#### GIVEN EXERCISE:
Go through the records line by line and work out how many lines hold the word "matplotlib". Answer with the number only.

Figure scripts
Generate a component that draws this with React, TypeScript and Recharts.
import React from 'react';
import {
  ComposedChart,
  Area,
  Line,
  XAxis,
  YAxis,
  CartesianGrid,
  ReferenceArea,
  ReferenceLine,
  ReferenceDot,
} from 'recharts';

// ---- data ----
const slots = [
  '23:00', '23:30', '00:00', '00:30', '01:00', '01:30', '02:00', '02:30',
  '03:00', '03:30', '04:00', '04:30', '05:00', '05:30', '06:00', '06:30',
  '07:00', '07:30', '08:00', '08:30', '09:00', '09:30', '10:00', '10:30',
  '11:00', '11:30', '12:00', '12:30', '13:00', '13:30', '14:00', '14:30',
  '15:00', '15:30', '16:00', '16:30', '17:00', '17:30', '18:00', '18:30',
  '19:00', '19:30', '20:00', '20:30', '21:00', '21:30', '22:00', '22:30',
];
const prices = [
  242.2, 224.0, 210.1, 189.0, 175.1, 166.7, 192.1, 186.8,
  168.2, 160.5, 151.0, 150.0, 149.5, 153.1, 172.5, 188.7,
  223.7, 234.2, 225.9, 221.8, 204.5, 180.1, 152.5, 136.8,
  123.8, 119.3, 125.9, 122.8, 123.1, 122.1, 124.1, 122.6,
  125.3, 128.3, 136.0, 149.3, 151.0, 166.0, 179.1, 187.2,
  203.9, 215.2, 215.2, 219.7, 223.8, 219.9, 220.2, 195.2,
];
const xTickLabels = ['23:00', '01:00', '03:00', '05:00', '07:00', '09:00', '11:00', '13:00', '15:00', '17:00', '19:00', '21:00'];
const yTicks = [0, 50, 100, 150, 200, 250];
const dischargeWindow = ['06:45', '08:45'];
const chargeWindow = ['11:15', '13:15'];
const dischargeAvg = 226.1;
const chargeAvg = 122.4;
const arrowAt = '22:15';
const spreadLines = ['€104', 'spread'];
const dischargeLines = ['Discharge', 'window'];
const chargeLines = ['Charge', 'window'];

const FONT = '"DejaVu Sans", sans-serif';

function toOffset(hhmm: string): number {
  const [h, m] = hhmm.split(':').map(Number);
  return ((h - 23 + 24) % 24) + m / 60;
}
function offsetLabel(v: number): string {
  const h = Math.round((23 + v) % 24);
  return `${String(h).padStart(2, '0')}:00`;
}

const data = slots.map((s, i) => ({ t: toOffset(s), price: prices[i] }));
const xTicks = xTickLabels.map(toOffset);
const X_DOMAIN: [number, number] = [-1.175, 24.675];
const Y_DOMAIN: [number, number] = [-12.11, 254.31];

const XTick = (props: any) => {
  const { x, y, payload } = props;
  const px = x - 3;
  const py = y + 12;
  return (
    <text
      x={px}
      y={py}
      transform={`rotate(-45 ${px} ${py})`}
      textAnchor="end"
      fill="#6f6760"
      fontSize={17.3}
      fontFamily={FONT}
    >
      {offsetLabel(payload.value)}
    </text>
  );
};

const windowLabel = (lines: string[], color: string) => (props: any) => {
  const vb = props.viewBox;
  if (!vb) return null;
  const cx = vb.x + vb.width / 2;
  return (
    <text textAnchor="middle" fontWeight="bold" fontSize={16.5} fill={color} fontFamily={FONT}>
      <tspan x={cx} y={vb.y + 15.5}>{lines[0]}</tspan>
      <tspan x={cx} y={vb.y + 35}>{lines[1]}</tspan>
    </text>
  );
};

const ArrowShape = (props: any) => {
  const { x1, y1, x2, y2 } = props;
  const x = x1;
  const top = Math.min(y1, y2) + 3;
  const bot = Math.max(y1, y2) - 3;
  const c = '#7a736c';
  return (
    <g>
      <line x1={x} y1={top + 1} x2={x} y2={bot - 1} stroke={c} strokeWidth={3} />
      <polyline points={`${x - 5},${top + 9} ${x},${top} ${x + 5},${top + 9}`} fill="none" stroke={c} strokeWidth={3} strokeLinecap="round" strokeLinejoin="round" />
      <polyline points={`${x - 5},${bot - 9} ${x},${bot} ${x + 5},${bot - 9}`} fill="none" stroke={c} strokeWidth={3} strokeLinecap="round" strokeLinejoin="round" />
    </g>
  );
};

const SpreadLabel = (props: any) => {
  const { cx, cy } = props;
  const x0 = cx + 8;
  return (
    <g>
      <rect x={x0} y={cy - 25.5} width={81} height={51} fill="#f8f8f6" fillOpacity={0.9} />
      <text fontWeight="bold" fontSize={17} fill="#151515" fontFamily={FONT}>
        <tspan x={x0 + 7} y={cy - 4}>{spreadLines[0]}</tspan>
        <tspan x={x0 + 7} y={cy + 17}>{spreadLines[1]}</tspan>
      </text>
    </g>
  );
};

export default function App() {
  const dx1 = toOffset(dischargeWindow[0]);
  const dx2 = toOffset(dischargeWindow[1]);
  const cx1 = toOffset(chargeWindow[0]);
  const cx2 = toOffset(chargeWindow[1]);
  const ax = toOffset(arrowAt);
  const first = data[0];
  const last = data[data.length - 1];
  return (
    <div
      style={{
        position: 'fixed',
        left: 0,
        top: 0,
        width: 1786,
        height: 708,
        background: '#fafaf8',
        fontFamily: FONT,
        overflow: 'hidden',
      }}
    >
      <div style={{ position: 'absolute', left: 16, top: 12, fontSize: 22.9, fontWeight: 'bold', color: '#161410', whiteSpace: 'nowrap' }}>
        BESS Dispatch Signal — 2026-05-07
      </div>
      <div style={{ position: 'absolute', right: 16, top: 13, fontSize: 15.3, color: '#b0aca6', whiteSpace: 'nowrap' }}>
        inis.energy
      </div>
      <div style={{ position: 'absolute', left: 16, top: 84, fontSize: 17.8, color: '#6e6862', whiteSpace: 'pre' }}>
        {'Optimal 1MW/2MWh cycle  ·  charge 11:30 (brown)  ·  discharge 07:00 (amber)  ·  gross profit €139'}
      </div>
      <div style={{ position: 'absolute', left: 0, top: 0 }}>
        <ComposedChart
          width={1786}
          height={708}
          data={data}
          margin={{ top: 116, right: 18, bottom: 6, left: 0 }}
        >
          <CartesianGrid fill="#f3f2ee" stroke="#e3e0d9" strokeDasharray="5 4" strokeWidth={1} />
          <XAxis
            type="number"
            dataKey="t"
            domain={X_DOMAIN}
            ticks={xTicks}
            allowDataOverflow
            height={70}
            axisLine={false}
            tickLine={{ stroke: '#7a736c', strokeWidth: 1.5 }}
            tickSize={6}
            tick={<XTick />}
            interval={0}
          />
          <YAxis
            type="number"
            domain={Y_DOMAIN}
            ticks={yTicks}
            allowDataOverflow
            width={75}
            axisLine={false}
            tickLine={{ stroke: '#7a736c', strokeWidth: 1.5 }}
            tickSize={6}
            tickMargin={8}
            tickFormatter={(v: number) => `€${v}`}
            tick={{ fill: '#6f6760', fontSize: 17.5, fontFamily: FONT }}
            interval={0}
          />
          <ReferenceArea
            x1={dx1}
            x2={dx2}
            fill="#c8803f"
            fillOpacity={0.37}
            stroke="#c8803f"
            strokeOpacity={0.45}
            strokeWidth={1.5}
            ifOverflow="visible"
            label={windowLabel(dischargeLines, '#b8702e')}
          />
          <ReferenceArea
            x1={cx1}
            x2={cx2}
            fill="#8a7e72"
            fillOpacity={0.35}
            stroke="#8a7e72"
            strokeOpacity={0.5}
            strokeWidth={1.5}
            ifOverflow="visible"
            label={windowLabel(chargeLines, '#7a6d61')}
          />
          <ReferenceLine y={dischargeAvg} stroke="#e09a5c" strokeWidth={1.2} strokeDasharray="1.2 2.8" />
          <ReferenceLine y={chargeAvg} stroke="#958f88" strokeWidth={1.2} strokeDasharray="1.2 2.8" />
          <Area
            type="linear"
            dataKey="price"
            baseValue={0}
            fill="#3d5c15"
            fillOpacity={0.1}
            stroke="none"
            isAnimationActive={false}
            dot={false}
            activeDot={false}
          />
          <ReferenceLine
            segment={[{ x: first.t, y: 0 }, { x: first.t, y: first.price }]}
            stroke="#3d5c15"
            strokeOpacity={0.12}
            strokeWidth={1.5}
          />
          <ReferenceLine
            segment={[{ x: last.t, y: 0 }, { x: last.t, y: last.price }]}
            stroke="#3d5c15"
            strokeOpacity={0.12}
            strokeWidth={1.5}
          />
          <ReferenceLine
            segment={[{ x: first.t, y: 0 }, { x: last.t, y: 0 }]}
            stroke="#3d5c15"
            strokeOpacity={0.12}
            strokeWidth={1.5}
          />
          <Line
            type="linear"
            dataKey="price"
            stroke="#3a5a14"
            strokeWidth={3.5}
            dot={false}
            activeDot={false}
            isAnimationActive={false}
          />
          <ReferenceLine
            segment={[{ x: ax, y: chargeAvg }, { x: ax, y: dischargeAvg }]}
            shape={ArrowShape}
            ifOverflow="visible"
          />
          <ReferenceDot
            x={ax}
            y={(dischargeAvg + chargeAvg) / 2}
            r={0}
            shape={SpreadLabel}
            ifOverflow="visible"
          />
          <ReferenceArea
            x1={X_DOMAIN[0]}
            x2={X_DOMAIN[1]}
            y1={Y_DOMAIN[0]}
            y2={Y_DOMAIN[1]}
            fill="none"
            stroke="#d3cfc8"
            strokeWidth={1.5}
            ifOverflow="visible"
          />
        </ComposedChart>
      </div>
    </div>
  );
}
---
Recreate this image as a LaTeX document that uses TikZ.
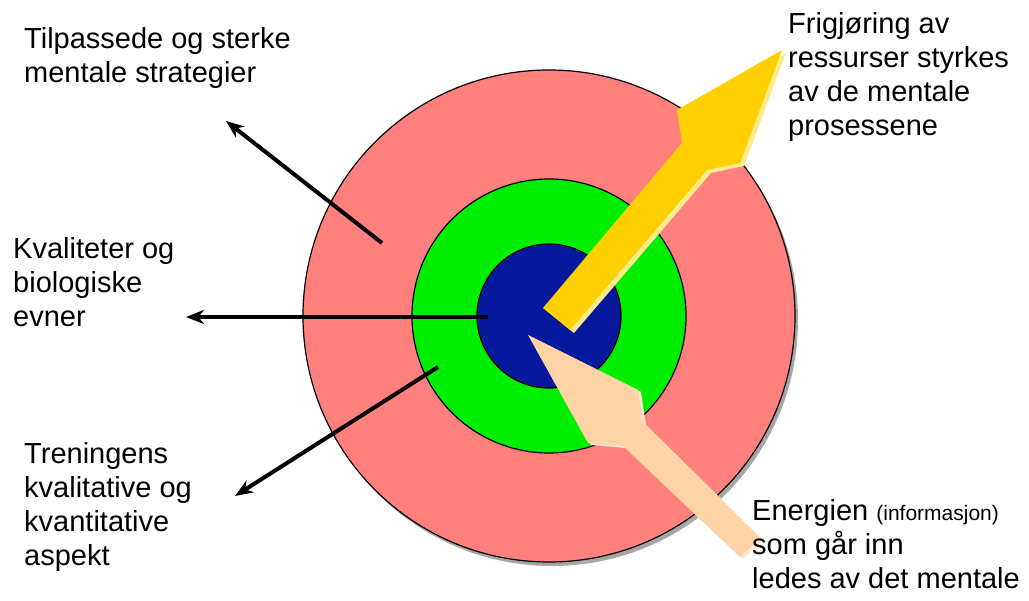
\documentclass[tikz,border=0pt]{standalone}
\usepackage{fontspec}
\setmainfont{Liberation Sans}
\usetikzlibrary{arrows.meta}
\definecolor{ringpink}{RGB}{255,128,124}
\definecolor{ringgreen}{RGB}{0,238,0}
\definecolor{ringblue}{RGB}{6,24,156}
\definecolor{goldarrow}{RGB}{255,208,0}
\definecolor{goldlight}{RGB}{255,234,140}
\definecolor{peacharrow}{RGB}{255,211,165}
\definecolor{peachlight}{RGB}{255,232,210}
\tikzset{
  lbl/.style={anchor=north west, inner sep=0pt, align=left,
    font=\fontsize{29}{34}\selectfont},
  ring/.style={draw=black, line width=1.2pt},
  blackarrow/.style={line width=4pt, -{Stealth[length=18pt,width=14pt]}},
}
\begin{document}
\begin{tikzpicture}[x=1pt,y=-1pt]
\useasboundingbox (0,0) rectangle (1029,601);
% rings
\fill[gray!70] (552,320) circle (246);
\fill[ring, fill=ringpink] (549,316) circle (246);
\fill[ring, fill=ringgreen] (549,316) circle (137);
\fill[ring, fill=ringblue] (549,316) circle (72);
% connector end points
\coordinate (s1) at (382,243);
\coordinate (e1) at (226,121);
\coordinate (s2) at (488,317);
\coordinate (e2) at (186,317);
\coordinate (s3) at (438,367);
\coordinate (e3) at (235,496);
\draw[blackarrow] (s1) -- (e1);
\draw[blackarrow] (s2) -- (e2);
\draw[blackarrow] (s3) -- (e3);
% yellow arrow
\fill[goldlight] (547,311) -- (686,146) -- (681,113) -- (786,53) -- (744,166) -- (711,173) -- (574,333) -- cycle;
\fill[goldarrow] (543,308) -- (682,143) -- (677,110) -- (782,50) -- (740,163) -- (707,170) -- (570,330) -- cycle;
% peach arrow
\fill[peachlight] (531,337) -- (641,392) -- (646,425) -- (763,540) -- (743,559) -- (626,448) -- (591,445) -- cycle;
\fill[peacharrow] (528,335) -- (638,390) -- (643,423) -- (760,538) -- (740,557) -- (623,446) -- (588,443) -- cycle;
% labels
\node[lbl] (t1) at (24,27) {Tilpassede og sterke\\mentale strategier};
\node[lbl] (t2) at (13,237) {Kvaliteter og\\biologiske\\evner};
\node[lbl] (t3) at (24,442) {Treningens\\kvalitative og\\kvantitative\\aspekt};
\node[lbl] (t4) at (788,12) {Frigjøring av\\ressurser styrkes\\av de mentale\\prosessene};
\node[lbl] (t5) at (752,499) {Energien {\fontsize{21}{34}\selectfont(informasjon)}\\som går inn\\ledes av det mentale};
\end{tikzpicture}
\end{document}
--
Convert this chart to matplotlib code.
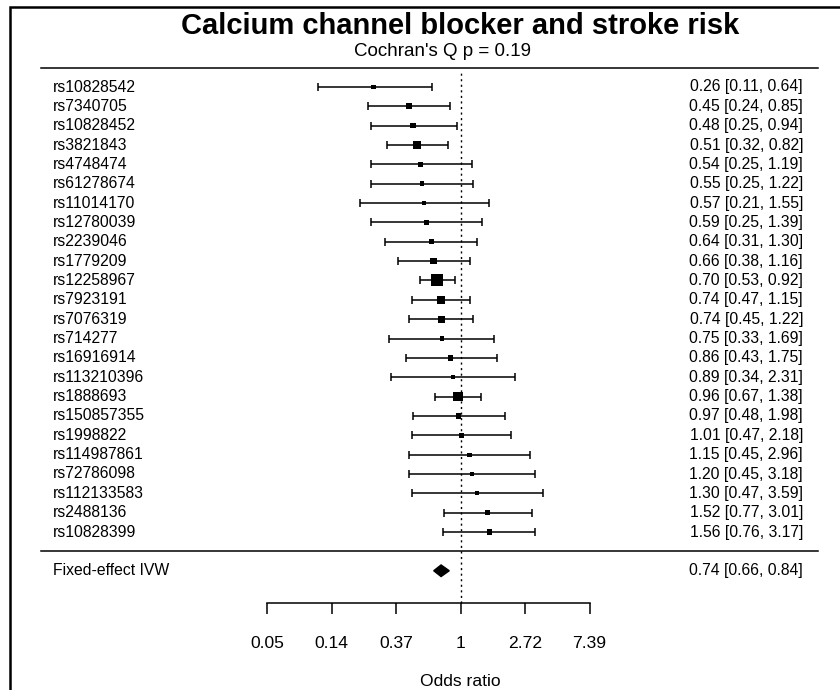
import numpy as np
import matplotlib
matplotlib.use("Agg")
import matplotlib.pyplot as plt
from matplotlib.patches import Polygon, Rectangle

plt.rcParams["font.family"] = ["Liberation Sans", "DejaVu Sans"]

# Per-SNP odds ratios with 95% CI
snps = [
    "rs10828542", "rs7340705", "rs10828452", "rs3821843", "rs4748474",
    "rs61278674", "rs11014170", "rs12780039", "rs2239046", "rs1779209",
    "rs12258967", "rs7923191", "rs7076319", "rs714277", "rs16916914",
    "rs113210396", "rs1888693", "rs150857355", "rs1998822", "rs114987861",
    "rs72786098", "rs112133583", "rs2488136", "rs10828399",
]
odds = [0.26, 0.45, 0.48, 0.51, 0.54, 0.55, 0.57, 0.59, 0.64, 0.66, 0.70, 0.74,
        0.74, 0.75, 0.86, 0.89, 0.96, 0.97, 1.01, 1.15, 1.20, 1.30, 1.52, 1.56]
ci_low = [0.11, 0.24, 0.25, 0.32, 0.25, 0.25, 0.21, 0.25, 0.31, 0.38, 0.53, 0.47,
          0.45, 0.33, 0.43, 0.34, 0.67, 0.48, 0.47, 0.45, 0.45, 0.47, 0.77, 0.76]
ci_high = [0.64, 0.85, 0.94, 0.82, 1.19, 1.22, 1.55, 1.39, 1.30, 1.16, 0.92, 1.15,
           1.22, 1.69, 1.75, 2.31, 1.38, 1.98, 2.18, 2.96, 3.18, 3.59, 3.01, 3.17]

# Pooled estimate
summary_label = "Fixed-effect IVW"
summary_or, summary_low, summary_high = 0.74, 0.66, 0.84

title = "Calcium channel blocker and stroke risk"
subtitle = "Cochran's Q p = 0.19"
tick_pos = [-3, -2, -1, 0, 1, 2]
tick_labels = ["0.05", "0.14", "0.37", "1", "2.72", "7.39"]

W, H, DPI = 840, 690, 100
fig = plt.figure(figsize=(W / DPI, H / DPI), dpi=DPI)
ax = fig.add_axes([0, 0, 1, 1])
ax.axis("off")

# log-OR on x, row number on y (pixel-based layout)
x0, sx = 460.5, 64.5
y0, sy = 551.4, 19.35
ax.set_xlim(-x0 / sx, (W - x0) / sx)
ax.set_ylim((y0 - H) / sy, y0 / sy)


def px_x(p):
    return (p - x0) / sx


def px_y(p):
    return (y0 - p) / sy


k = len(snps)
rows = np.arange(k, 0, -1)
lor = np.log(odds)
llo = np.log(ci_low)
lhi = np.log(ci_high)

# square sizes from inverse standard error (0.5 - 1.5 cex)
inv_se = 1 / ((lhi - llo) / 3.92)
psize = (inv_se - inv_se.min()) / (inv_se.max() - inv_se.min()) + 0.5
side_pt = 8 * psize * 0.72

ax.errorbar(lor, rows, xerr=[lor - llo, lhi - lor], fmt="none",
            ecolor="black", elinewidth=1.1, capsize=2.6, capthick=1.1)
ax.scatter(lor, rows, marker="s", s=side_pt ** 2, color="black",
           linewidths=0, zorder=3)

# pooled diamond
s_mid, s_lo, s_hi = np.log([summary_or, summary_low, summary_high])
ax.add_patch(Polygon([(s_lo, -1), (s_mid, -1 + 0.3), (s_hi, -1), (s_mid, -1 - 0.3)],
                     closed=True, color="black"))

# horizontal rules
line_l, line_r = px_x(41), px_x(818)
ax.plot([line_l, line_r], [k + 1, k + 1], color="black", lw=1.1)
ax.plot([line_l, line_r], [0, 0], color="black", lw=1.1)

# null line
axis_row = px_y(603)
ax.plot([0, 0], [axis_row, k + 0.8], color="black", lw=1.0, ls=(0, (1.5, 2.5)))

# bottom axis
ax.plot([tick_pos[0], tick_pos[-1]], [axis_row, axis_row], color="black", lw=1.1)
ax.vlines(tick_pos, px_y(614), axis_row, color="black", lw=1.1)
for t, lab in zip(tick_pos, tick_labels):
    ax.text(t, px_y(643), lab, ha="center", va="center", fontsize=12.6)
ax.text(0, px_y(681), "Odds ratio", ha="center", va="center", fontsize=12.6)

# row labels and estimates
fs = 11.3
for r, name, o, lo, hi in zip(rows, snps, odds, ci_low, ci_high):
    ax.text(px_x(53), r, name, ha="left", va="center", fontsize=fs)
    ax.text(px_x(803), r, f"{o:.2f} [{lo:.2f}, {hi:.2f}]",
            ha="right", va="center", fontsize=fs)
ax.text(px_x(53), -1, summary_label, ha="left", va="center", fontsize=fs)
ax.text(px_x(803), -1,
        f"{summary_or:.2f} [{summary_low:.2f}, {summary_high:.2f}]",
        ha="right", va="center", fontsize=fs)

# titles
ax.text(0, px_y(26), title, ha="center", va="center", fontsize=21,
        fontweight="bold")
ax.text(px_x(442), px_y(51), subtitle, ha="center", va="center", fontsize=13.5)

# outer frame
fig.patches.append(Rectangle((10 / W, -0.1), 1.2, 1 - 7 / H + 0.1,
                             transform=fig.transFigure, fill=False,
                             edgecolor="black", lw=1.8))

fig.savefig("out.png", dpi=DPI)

#### WRITTEN RESPONSE:
5